By Rajiv Prabhakar
First Minister Mark Drakeford
Mark Drakeford stepped down as First Minister of Wales in March 2024. My first meeting with Mark Drakeford in 2010 was not auspicious.
When we first met, Drakeford was the head of First Minister’s Rhodri Morgan’s political office. We had both been due to travel to Washington DC to discuss the Welsh Government’s addition to the Child Trust Fund. But, the Icelandic volcano Eyjafjallajökullerupted threw our travel plans into chaos.
The UK Labour Government introduced the Child Trust Fund, which provided £250 to all children and £500 to children from lower-income backgrounds, from 2002. The Welsh Government provided a Welsh addition to the Child Trust Fund. The Child Trust Fund was an early casualty of the Conservative-Liberal Democrat Government’s austerity cuts to public spending in 2010 and the Welsh Government had to follow suit and end its own Welsh addition.
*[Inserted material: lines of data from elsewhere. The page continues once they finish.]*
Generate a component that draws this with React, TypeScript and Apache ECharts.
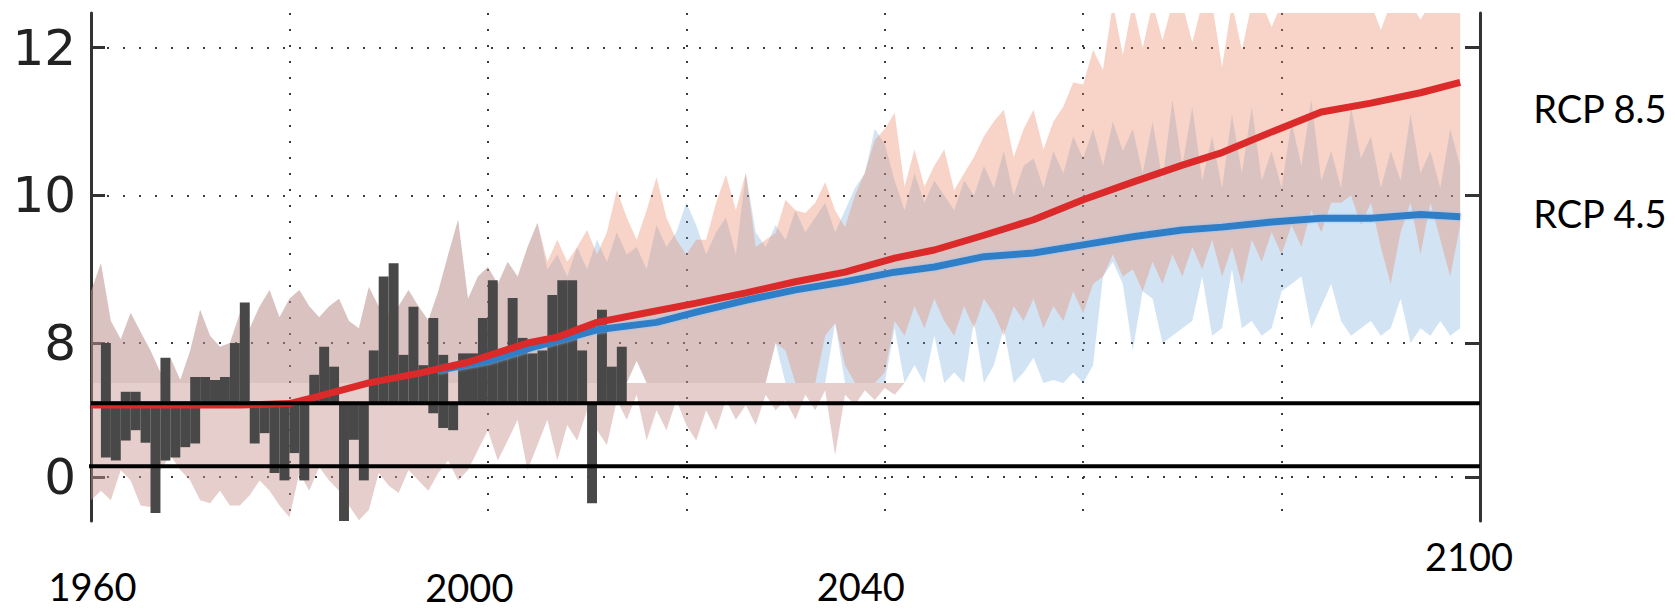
import { useEffect, useRef } from 'react';
import * as echarts from 'echarts';

// ---------- axis ticks ----------
const yTickValues = [6.183, 8, 10, 12];
const yTickLabels = ['0', '8', '10', '12'];
const xTickValues = [1960, 2000, 2040, 2100];
const xTickLabels = ['1960', '2000', '2040', '2100'];
// label placement relative to its tick: [dx, dy below the plot bottom]
const xLabelShift = [[1.5, 65], [-18.5, 66], [-24, 65], [-11, 35]];

// ---------- ensemble ranges ----------
const bandStartYear = 1960;

// historical range (shared by both scenarios), 1960-2005
const histUpper = [8.7, 9.08, 8.3, 8.05, 8.41, 8.15, 7.9, 7.6, 7.8, 7.5, 7.9, 8.45, 8.1, 7.95, 8.0, 8.4, 8.2, 8.5, 8.72, 8.35, 8.6, 8.72, 8.5, 8.35, 8.5, 8.6, 8.3, 8.2, 8.76, 8.5, 8.4, 8.5, 8.72, 8.5, 8.31, 8.7, 9.2, 9.67, 8.6, 8.9, 9.03, 8.8, 9.1, 8.9, 9.3, 9.63];
const histLower = [7.46, 7.46, 7.46, 7.46, 7.46, 7.46, 7.46, 7.46, 7.46, 7.46, 7.46, 7.46, 7.46, 7.46, 7.46, 7.46, 7.46, 7.46, 7.46, 7.46, 7.46, 7.46, 7.46, 7.46, 7.46, 7.46, 7.46, 7.46, 7.46, 7.46, 7.46, 7.46, 7.46, 7.46, 7.46, 7.46, 7.46, 7.46, 7.46, 7.46, 7.46, 7.46, 7.46, 7.46, 7.46, 7.46];

// RCP 8.5 range, 2006-2098
const rcp85Upper = [9.1, 9.4, 9.1, 9.3, 9.53, 9.2, 9.5, 10.07, 9.7, 9.4, 9.8, 10.25, 9.7, 9.4, 9.2, 9.4, 9.4, 9.9, 10.28, 9.8, 10.31, 9.3, 9.4, 9.49, 9.94, 9.8, 9.76, 9.9, 10.18, 9.8, 9.57, 10.0, 10.31, 10.75, 10.9, 11.12, 10.12, 10.62, 10.12, 10.4, 10.62, 10.07, 10.3, 10.52, 10.8, 11.0, 11.16, 10.52, 10.9, 11.16, 10.62, 11.0, 11.2, 11.53, 11.5, 11.97, 11.7, 12.6, 11.9, 12.6, 12.0, 12.6, 12.1, 12.6, 12.6, 12.07, 12.6, 12.6, 11.74, 12.6, 11.97, 12.6, 12.6, 12.28, 12.6, 12.6, 12.6, 12.6, 12.6, 12.6, 12.6, 12.6, 12.6, 12.6, 12.24, 12.6, 12.6, 12.6, 12.38, 12.6, 12.6, 12.6, 12.6];
const rcp85Lower = [7.46, 7.46, 7.46, 7.46, 7.46, 7.46, 7.46, 7.46, 7.46, 7.76, 7.46, 7.46, 7.46, 7.46, 7.46, 7.46, 7.46, 7.46, 7.46, 7.46, 7.46, 7.46, 7.46, 8.0, 7.9, 7.46, 7.46, 7.46, 8.1, 8.27, 7.7, 7.46, 7.46, 7.46, 7.6, 8.3, 8.1, 8.5, 8.2, 8.6, 8.3, 8.1, 8.5, 8.2, 8.6, 8.4, 8.1, 8.5, 8.3, 8.6, 8.2, 8.5, 8.3, 8.7, 8.4, 8.8, 8.9, 9.2, 8.9, 9.0, 8.7, 9.1, 8.8, 9.2, 8.9, 9.3, 9.0, 9.4, 8.9, 9.3, 8.8, 9.4, 9.1, 9.5, 9.2, 9.6, 9.3, 9.8, 9.5, 9.9, 9.9, 10.0, 9.6, 9.9, 9.3, 8.8, 9.5, 9.9, 9.2, 9.9, 9.4, 8.9, 9.6];

// RCP 4.5 range, 2006-2098
const rcp45Upper = [9.0, 9.2, 8.9, 9.3, 9.0, 9.4, 9.1, 9.5, 9.2, 9.3, 9.0, 9.6, 9.3, 9.5, 9.9, 9.6, 9.2, 9.5, 9.7, 9.2, 10.3, 9.5, 9.3, 9.6, 9.4, 9.8, 9.5, 9.7, 9.9, 9.5, 9.8, 10.1, 10.3, 10.9, 10.7, 10.2, 9.8, 10.3, 9.9, 10.2, 10.0, 9.8, 10.2, 10.0, 10.4, 10.1, 10.6, 10.0, 10.4, 10.5, 10.1, 10.6, 10.3, 10.8, 10.5, 10.9, 10.4, 11.0, 10.6, 10.9, 10.3, 11.0, 10.2, 11.3, 10.4, 11.2, 10.2, 10.8, 10.1, 11.1, 10.3, 11.2, 10.2, 10.6, 10.1, 11.0, 10.4, 11.3, 10.2, 10.6, 10.1, 11.2, 10.5, 10.8, 10.1, 10.6, 10.2, 11.1, 10.3, 10.6, 10.1, 10.9, 10.4];
const rcp45Lower = [7.46, 7.46, 7.46, 7.46, 7.46, 7.46, 7.46, 7.46, 7.46, 7.76, 7.46, 7.46, 7.46, 7.46, 7.46, 7.46, 7.46, 7.46, 7.46, 7.46, 7.46, 7.46, 7.46, 8.0, 7.46, 7.46, 7.46, 7.46, 7.46, 8.27, 7.46, 7.46, 7.46, 7.46, 7.46, 8.2, 7.46, 7.7, 7.46, 8.1, 7.46, 7.6, 7.46, 8.3, 7.46, 7.7, 8.2, 7.46, 7.6, 7.8, 7.46, 7.5, 7.46, 7.6, 7.46, 7.7, 8.9, 9.1, 8.8, 7.9, 8.7, 8.6, 8.0, 8.1, 8.2, 8.3, 8.9, 8.1, 8.2, 9.0, 8.2, 8.3, 8.1, 8.2, 8.7, 8.8, 8.9, 8.2, 8.5, 8.8, 8.3, 8.1, 8.2, 8.3, 8.1, 8.2, 8.6, 8.0, 8.2, 8.1, 8.3, 8.1, 8.2];

// lower strip of the range, 1960-2042 (top edge at the strip cut)
const stripTop = 7.46;
const stripLower = [5.87, 6.0, 5.87, 6.28, 6.14, 5.8, 5.78, 6.28, 6.48, 6.28, 6.14, 5.87, 5.83, 6.0, 5.8, 5.8, 5.94, 6.14, 6.0, 5.8, 5.64, 6.24, 6.0, 6.32, 6.14, 6.0, 5.8, 5.6, 5.74, 6.24, 6.07, 5.97, 6.28, 6.14, 6.0, 6.24, 6.41, 6.14, 6.28, 6.55, 6.82, 6.41, 6.68, 6.96, 6.28, 6.62, 6.96, 6.41, 6.89, 6.68, 7.09, 6.82, 6.62, 7.23, 6.96, 7.3, 6.68, 7.09, 6.82, 7.23, 6.89, 6.68, 7.09, 6.82, 7.23, 6.96, 7.16, 6.89, 7.3, 7.09, 7.23, 6.96, 7.3, 7.09, 7.36, 6.48, 7.3, 7.16, 7.36, 7.23, 7.39, 7.3, 7.46];

// ---------- observations (bar bottom, bar top), 1960-2013 ----------
const obsStartYear = 1960;
const obsBars = [
  [7.19, 7.19], [6.45, 8.0], [6.41, 7.19], [6.68, 7.34], [6.82, 7.34], [6.65, 7.19], [5.7, 7.19], [6.41, 7.8], [6.45, 7.19], [6.59, 7.19],
  [6.64, 7.54], [7.19, 7.54], [7.19, 7.5], [7.19, 7.54], [7.19, 8.0], [7.19, 8.55], [6.64, 7.19], [6.78, 7.19], [6.24, 7.19], [6.14, 7.19],
  [6.51, 7.19], [6.14, 7.19], [7.19, 7.57], [7.19, 7.95], [7.19, 7.68], [5.57, 7.19], [6.69, 7.19], [6.14, 7.19], [7.19, 7.9], [7.19, 8.9],
  [7.19, 9.08], [7.19, 7.84], [7.19, 8.49], [7.19, 7.7], [7.05, 8.34], [6.85, 7.84], [6.82, 7.19], [7.19, 7.86], [7.19, 7.86], [7.19, 8.34],
  [7.19, 8.85], [7.19, 7.9], [7.19, 8.61], [7.19, 8.07], [7.19, 7.86], [7.19, 7.9], [7.19, 8.65], [7.19, 8.85], [7.19, 8.85], [7.19, 7.9],
  [5.83, 7.19], [7.19, 8.45], [7.19, 7.68], [7.19, 7.95],
];

// ---------- ensemble means ----------
const rcp85MeanYears = [1960, 1965, 1970, 1975, 1980, 1983, 1988, 1993, 1998, 2004, 2007, 2011, 2016, 2021, 2026, 2031, 2036, 2041, 2045, 2050, 2055, 2060, 2065, 2070, 2074, 2079, 2084, 2089, 2094, 2098];
const rcp85MeanValues = [7.16, 7.16, 7.16, 7.16, 7.18, 7.28, 7.46, 7.59, 7.74, 8.0, 8.08, 8.28, 8.41, 8.54, 8.68, 8.83, 8.96, 9.15, 9.26, 9.46, 9.67, 9.94, 10.18, 10.41, 10.58, 10.86, 11.13, 11.25, 11.39, 11.53];
const rcp45MeanYears = [1995, 2000, 2005, 2011, 2017, 2021, 2026, 2031, 2036, 2041, 2045, 2050, 2055, 2060, 2065, 2070, 2074, 2079, 2084, 2089, 2094, 2098];
const rcp45MeanValues = [7.63, 7.76, 7.96, 8.18, 8.28, 8.42, 8.58, 8.72, 8.83, 8.96, 9.03, 9.17, 9.22, 9.33, 9.44, 9.53, 9.57, 9.64, 9.69, 9.69, 9.74, 9.71];

// ---------- reference lines ----------
const refLineUpper = [[1960, 7.186], [2100, 7.186]];
const refLineLower = [[1958.3, 6.332], [2100, 6.332]];

const scenarioNames = ['RCP 8.5', 'RCP 4.5'];

const Y_MIN = 5.59;
const Y_MAX = 12.47;
const LABEL_FONT = 'Lato';

function bandSeries(id: string, lo: number[], hi: number[], startYear: number, color: string) {
  const years = lo.map((_, i) => startYear + i);
  return {
    type: 'custom',
    id,
    silent: true,
    clip: true,
    encode: { x: 0, y: [1, 2] },
    data: years.map((y, i) => [y, lo[i], hi[i]]),
    renderItem: (params: any, api: any) => {
      if (params.dataIndex !== 0) return null;
      const upper = years.map((y, i) => api.coord([y, hi[i]]));
      const lower = years.map((y, i) => api.coord([y, lo[i]])).reverse();
      return {
        type: 'polygon',
        shape: { points: upper.concat(lower) },
        style: { fill: color, stroke: 'none' },
      };
    },
  };
}

export default function App() {
  const ref = useRef<HTMLDivElement>(null);
  useEffect(() => {
    const chart = echarts.init(ref.current as HTMLDivElement, null, { renderer: 'svg' });

    const rcp45Lo = histLower.concat(rcp45Lower);
    const rcp45Hi = histUpper.concat(rcp45Upper);
    const rcp85Lo = histLower.concat(rcp85Lower);
    const rcp85Hi = histUpper.concat(rcp85Upper);
    const stripHi = stripLower.map(() => stripTop);

    const dotted = { color: '#3a3a3a', width: 2, type: [2, 14] as any };

    const option: any = {
      animation: false,
      backgroundColor: '#fff',
      grid: { left: 91, right: 195, top: 13, bottom: 89, containLabel: false, outerBoundsMode: 'none' },
      xAxis: {
        type: 'value',
        min: 1960,
        max: 2100,
        interval: 20,
        axisLine: { show: false },
        axisTick: { show: false },
        splitLine: { show: true, lineStyle: dotted },
        axisLabel: { show: false },
      },
      yAxis: [
        {
          type: 'value',
          position: 'left',
          min: Y_MIN,
          max: Y_MAX,
          axisLine: { show: true, lineStyle: { color: '#333', width: 3 } },
          axisTick: { show: true, inside: true, length: 14, customValues: yTickValues, lineStyle: { color: '#333', width: 3 } },
          axisLabel: {
            customValues: yTickValues,
            margin: 15,
            fontFamily: 'DejaVu Sans',
            fontSize: 50,
            color: '#222',
            formatter: (v: number) => {
              const i = yTickValues.findIndex((t) => Math.abs(t - v) < 0.01);
              return i >= 0 ? yTickLabels[i] : '';
            },
          },
          splitLine: { show: true, lineStyle: dotted },
        },
        {
          type: 'value',
          position: 'right',
          min: Y_MIN,
          max: Y_MAX,
          axisLine: { show: true, lineStyle: { color: '#333', width: 3 } },
          axisTick: { show: true, inside: true, length: 15, customValues: yTickValues, lineStyle: { color: '#333', width: 3 } },
          axisLabel: { show: false },
          splitLine: { show: false },
        },
      ],
      series: [
        bandSeries('rcp45Range', rcp45Lo, rcp45Hi, bandStartYear, 'rgba(105,165,218,0.3)'),
        bandSeries('rcp85Range', rcp85Lo, rcp85Hi, bandStartYear, 'rgba(235,132,98,0.35)'),
        bandSeries('stripRange', stripLower, stripHi, bandStartYear, 'rgba(200,150,145,0.47)'),
        {
          type: 'custom',
          id: 'obs',
          silent: true,
          clip: true,
          encode: { x: 0, y: [1, 2] },
          data: obsBars.map((b, i) => [obsStartYear + i, b[0], b[1]]),
          renderItem: (_p: any, api: any) => {
            const year = api.value(0);
            const top = api.coord([year, api.value(2)]);
            const bottom = api.coord([year + 1, api.value(1)]);
            return {
              type: 'rect',
              shape: { x: top[0], y: top[1], width: bottom[0] - top[0], height: bottom[1] - top[1] },
              style: { fill: '#484848' },
            };
          },
        },
        {
          type: 'line',
          id: 'rcp45Mean',
          symbol: 'none',
          silent: true,
          data: rcp45MeanYears.map((y, i) => [y, rcp45MeanValues[i]]),
          lineStyle: { color: '#2d7ec8', width: 7, shadowColor: 'rgba(140,195,245,0.9)', shadowBlur: 3 },
          endLabel: {
            show: true,
            formatter: scenarioNames[1],
            distance: 73,
            offset: [0, -4],
            fontFamily: LABEL_FONT,
            fontSize: 38,
            color: '#000',
          },
        },
        {
          type: 'line',
          id: 'rcp85Mean',
          symbol: 'none',
          silent: true,
          data: rcp85MeanYears.map((y, i) => [y, rcp85MeanValues[i]]),
          lineStyle: { color: '#dc2a2a', width: 7 },
          endLabel: {
            show: true,
            formatter: scenarioNames[0],
            distance: 73,
            offset: [0, 26],
            fontFamily: LABEL_FONT,
            fontSize: 38,
            color: '#000',
          },
        },
        {
          type: 'line',
          id: 'refUpper',
          symbol: 'none',
          silent: true,
          clip: false,
          data: refLineUpper,
          lineStyle: { color: '#000', width: 4 },
          z: 5,
        },
        {
          type: 'line',
          id: 'refLower',
          symbol: 'none',
          silent: true,
          clip: false,
          data: refLineLower,
          lineStyle: { color: '#000', width: 4 },
          z: 5,
        },
      ],
    };
    chart.setOption(option);

    // year labels below the plot, placed from the x axis scale
    const baseY = chart.convertToPixel({ yAxisIndex: 0 }, Y_MIN) as number;
    const graphics = xTickValues.map((v, i) => {
      const px = chart.convertToPixel({ xAxisIndex: 0 }, v) as number;
      return {
        type: 'text',
        x: px + xLabelShift[i][0],
        y: baseY + xLabelShift[i][1],
        silent: true,
        style: {
          text: xTickLabels[i],
          fontFamily: LABEL_FONT,
          fontSize: 38,
          fill: '#000',
          align: 'center',
          verticalAlign: 'middle',
        },
      };
    });
    chart.setOption({ graphic: graphics });

    return () => chart.dispose();
  }, []);
  return (
    <div
      ref={ref}
      style={{ position: 'absolute', left: 0, top: 0, width: 1675, height: 610, background: '#fff' }}
    />
  );
}
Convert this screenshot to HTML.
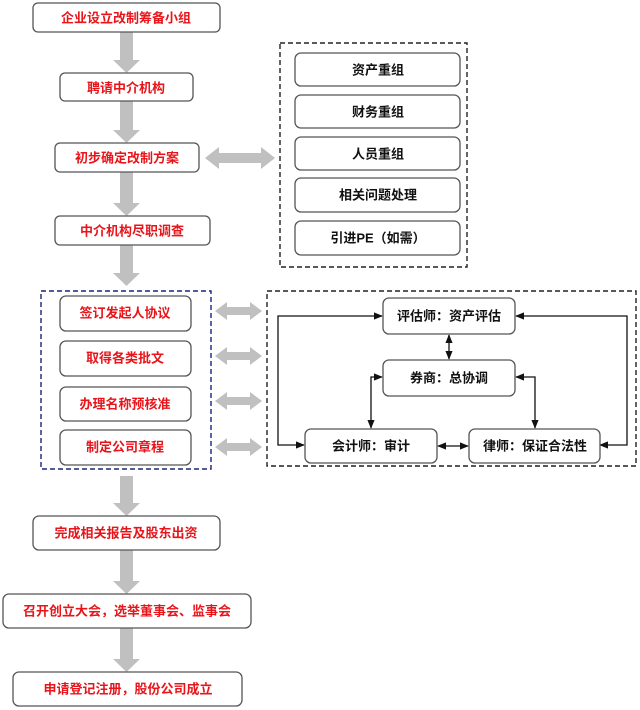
<!DOCTYPE html>
<html><head><meta charset="utf-8"><style>
html,body{margin:0;padding:0;background:#fff;}
svg{display:block;}
text{font-family:"Liberation Sans","Noto Sans CJK SC",sans-serif;font-weight:bold;font-size:13px;text-anchor:middle;dominant-baseline:central;}
.r{fill:#e8141a;}
.k{fill:#111;}
.b{fill:#fff;stroke:#555;stroke-width:1.3;}
</style></head><body>
<svg width="640" height="710" viewBox="0 0 640 710" xmlns="http://www.w3.org/2000/svg">
<defs>
<g id="va"><rect x="-6" y="0" width="12" height="1" fill="#c0c0c0"/></g>
<marker id="ah" viewBox="0 0 10 10" refX="9" refY="5" markerWidth="7" markerHeight="7" orient="auto-start-reverse"><path d="M0,1 L10,5 L0,9 z" fill="#111"/></marker>
</defs>
<!-- vertical gray arrows -->
<g fill="#c0c0c0">
<path d="M120,32 h13 v28 h7 l-13.5,13 l-13.5,-13 h7 z"/>
<path d="M120,101 h13 v29 h7 l-13.5,13 l-13.5,-13 h7 z"/>
<path d="M120,172 h13 v31 h7 l-13.5,13 l-13.5,-13 h7 z"/>
<path d="M120,245 h13 v28 h7 l-13.5,13 l-13.5,-13 h7 z"/>
<path d="M120,476 h13 v27 h7 l-13.5,13 l-13.5,-13 h7 z"/>
<path d="M120,550 h13 v31 h7 l-13.5,13 l-13.5,-13 h7 z"/>
<path d="M120,628 h13 v31 h7 l-13.5,13 l-13.5,-13 h7 z"/>
<!-- horizontal double arrows -->
<path d="M205,158 l14,-11 v6 h42 v-6 l14,11 l-14,11 v-6 h-42 v6 z"/>
<path d="M215,311 l12,-9 v5 h23 v-5 l12,9 l-12,9 v-5 h-23 v5 z"/>
<path d="M215,356 l12,-9 v5 h23 v-5 l12,9 l-12,9 v-5 h-23 v5 z"/>
<path d="M215,401 l12,-9 v5 h23 v-5 l12,9 l-12,9 v-5 h-23 v5 z"/>
<path d="M215,447 l12,-9 v5 h23 v-5 l12,9 l-12,9 v-5 h-23 v5 z"/>
</g>
<!-- left main boxes -->
<rect class="b" x="33" y="3" width="187" height="29" rx="5"/><text class="r" x="126" y="18">企业设立改制筹备小组</text>
<rect class="b" x="60" y="73" width="133" height="28" rx="5"/><text class="r" x="126" y="88">聘请中介机构</text>
<rect class="b" x="55" y="143" width="144" height="29" rx="5"/><text class="r" x="127" y="158">初步确定改制方案</text>
<rect class="b" x="55" y="216" width="155" height="29" rx="5"/><text class="r" x="132" y="231">中介机构尽职调查</text>
<!-- dashed box 1 -->
<rect x="280" y="43" width="187" height="224" fill="none" stroke="#222" stroke-width="1.4" stroke-dasharray="5,3"/>
<rect class="b" x="295" y="53" width="165" height="33" rx="6"/><text class="k" x="378" y="70">资产重组</text>
<rect class="b" x="295" y="95" width="165" height="33" rx="6"/><text class="k" x="378" y="112">财务重组</text>
<rect class="b" x="295" y="137" width="165" height="33" rx="6"/><text class="k" x="378" y="154">人员重组</text>
<rect class="b" x="295" y="178" width="165" height="34" rx="6"/><text class="k" x="378" y="195">相关问题处理</text>
<rect class="b" x="295" y="221" width="165" height="34" rx="6"/><text class="k" x="378" y="238">引进PE（如需）</text>
<!-- blue dashed box -->
<rect x="41" y="291" width="170" height="178" fill="none" stroke="#1a237e" stroke-width="1.4" stroke-dasharray="5,3"/>
<rect class="b" x="60" y="296" width="131" height="35" rx="6"/><text class="r" x="125" y="313">签订发起人协议</text>
<rect class="b" x="60" y="341" width="131" height="35" rx="6"/><text class="r" x="125" y="358">取得各类批文</text>
<rect class="b" x="60" y="387" width="131" height="34" rx="6"/><text class="r" x="125" y="404">办理名称预核准</text>
<rect class="b" x="60" y="430" width="131" height="35" rx="6"/><text class="r" x="125" y="447">制定公司章程</text>
<!-- right dashed box 2 -->
<rect x="267" y="291" width="369" height="175" fill="none" stroke="#222" stroke-width="1.4" stroke-dasharray="5,3"/>
<g stroke="#111" stroke-width="1.3" fill="none">
<path d="M382,316 H278 V445 H304" marker-start="url(#ah)" marker-end="url(#ah)"/>
<path d="M516,316 H627 V445 H600" marker-start="url(#ah)" marker-end="url(#ah)"/>
<path d="M449,335 V359" marker-start="url(#ah)" marker-end="url(#ah)"/>
<path d="M382,377 H371 V428" marker-start="url(#ah)" marker-end="url(#ah)"/>
<path d="M516,377 H535 V428" marker-start="url(#ah)" marker-end="url(#ah)"/>
<path d="M438,446 H468" marker-start="url(#ah)" marker-end="url(#ah)"/>
</g>
<rect class="b" x="383" y="298" width="132" height="36" rx="6"/><text class="k" x="449" y="316">评估师：资产评估</text>
<rect class="b" x="383" y="360" width="132" height="36" rx="6"/><text class="k" x="449" y="378">券商：总协调</text>
<rect class="b" x="305" y="429" width="132" height="34" rx="6"/><text class="k" x="371" y="446">会计师：审计</text>
<rect class="b" x="469" y="429" width="131" height="34" rx="6"/><text class="k" x="535" y="446">律师：保证合法性</text>
<!-- bottom boxes -->
<rect class="b" x="33" y="516" width="187" height="34" rx="6"/><text class="r" x="126" y="533">完成相关报告及股东出资</text>
<rect class="b" x="3" y="594" width="248" height="34" rx="6"/><text class="r" x="127" y="611">召开创立大会，选举董事会、监事会</text>
<rect class="b" x="13" y="672" width="229" height="34" rx="6"/><text class="r" x="128" y="689">申请登记注册，股份公司成立</text>
</svg>
</body></html>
The Welsh Basic Income Pilot
Forward to our second meeting. In 2010 Drakeford was preparing to run for election as an Assembly Member for Cardiff West. Drakeford is a social policy academic and was elected in 2011. After a series of ministerial appointments, he became First Minister in 2018. One of his last acts as First Minister was to oversee the launch with the then Minister of Social Justice Jane Hutt of the Welsh basic income pilot for care leavers in 2022.
In 2022, I chaired an Open University seminar attended by both Drakeford and Hutt in which they discussed the Welsh basic income pilot, which provides £1,600 a month (before tax) for two years to young people leaving care in Wales between 1 July 2022 and 30 June 2023.
Devolution: Opportunities and Constraints
Both the Child Trust Fund Cymru and the Welsh basic income pilot involve giving extra money to vulnerable young people. In my article I explore what the basic income pilot means for the relationship between devolution and social citizenship. There are concerns that devolution undermines social citizenship by allocating resources by geography and not need. But, devolution can also advance social citizenship if devolved nations act as laboratories for policy innovation and lessons are shared more widely. In my article I claim that successive Welsh Governments for the past 20 years have sought to expand the concept of social citizenship to include access to money as well as services such as health and education.
Drakeford has been central to this mission. He has long argued that progressive universalism should form one of the core principles shaping Welsh social policy. This involves a commitment to universalism in the provision of services and benefits. But, there is also a recognition that the most vulnerable need extra resources – hence the extra progressive top-ups for those in need.
Drakeford is a keen gardener. In my article I note that progressive universalism is not a principle that only grows on Welsh soil. Gordon Brown helped seed this idea more widely when he was developing the UK Labour plans on the Child Trust Fund when he was the Chancellor during the 2000s.
Of course, a range of principles can shape Welsh social policy. And policy is also influenced by other factors such as interest-group lobbying, electoral considerations, public opinion and party politics. But, the stress on extra money for vulnerable young people provides a thread that connects the Child Trust Fund Cymru to the Welsh basic income pilot.
My article also highlights however the constraints imposed by the current devolution settlement. The UK Government provides block grants to the devolved administrations that fund most of their spending. The Barnett formula is used to calculate annual changes to the block grant, but the Barnett formula is based on spending in England rather than the needs of the devolved nations. The upshot is that the Welsh Government is constrained by the UK Government. This seems to have a direct impact on the fate of the pilot: unless the UK Government provides financial support it is unlikely that the Welsh basic income scheme can be turned from pilot to policy, even if the pilot is deemed to be successful.
What of the future?
The Welsh basic income pilot was launched when there was a Conservative Government in Westminster. There is now a UK Labour Government headed by Prime Minister Keir Starmer. This offers the potential for more fertile ground between the UK and Welsh Governments, yet this is not guaranteed. My article suggests that although Welsh politicians have used initiatives to build national identity by badging them as Welsh, building wider political support for schemes such as the basic income pilot involve showing how the principles that underpin them can extend beyond national boundaries and apply across the UK.